Hi Tim,
Le mer. 18 févr. 2026 à 22:29, Tim Düsterhus <[email protected]> a écrit :
> Hi
>
> On 2/16/26 19:20, Nicolas Grekas wrote:
> > To be sure I understood you well: you are suggesting that mutability
> should
> > be scoped to the constructor that declares the property (not any
> > constructor on the object).
>
> Yes, because otherwise you might rely on implementation details of the
> parent constructor: Depending on whether the parent constructor
> reassigns internally, your reassignment in the child constructor either
> succeeds or fails.
>
> > This makes sense and I’ve implemented exactly that model:
> > - Reassignment is allowed only while the declaring class constructor is
> > active (including methods/closures called from it).
> > - A child constructor can no longer reassign a parent-declared promoted
> > readonly property.
> > - “Child sets first, then parent::__construct()” now throws as expected.
> > - The thrown Error is catchable from the child (around
> > parent::__construct()), but not from inside the parent body before
> implicit
> > CPP init.
> > - Calling __construct() on an already-constructed object still cannot
> > mutate readonly state.
> >
> > I also updated the RFC text and examples to state this explicitly, and
> > added/updated tests for the inheritance/preemption scenarios.
>
> Thank you. I've checked the RFC and the explanation and semantics make
> sense to me. I've also reviewed (parts) of the tests and provided some
> feedback there. I'll take another look at the tests when you made the
> adjustments to make sure that everything in the RFC is properly tested
> to make sure we didn't miss and edge case.
>
> > Anything else?
>
> Yes, there is one edge case related to inheritance that isn't mentioned
> in the RFC and from what I see it's not tested either.
>
> Child classes can redefine readonly properties and they are then “owned”
> by the child class. Thus we need to explain what happens in that case.

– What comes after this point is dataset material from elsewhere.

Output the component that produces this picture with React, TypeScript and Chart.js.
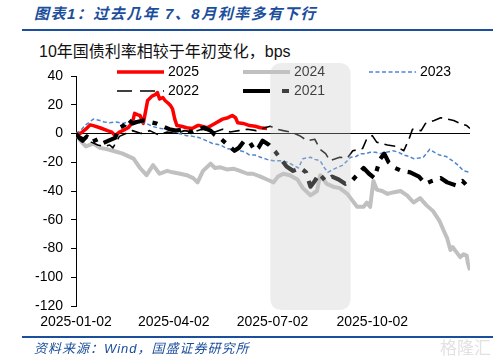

> I've prepared example for the three relevant cases I can think of. The
> follow from the existing semantics in a straight-forward fashion, but
> it's good to spell them out explicitly (and particularly test them).
>
> 1. Parent uses CPP, child redefines and reassigns.
>
> class P1 {
> public function __construct(
> public readonly string $x = 'P',
> ) { }
> }
>
> class C1 extends P1 {
> public readonly string $x;
>
> public function __construct() {
> parent::__construct();
>
> $this->x = 'C'; // This should fail.
> }
> }
>
> 2. Parent uses CPP and reassigns, child redefines.
>
> class P2 {
> public function __construct(
> public readonly string $x = 'P1',
> ) {
> $this->x = 'P2'; // This should be legal.
> }
> }
>
> class C2 extends P2 {
> public readonly string $x;
>
> public function __construct() {
> parent::__construct();
> }
> }
>
> 3. Parent uses CPP, child uses CPP redefinition.
>
> class P3 {
> public function __construct(
> public readonly string $x = 'P',
> ) { }
> }
>
> class C3 extends P3 {
> public function __construct(
> public readonly string $x = 'C1',
> ) {
> parent::__construct(); // This should fail.
> }
> }
>
>
Thanks, I've added new test cases to cover this.
I've also improved tests as suggested on the PR.
And finally I updated the implementation to reuse IS_PROP_REINITABLE
instead of adding new flags + use an approach that doesn't require walking
the call stack.
PR and RFC updated accordingly, all green.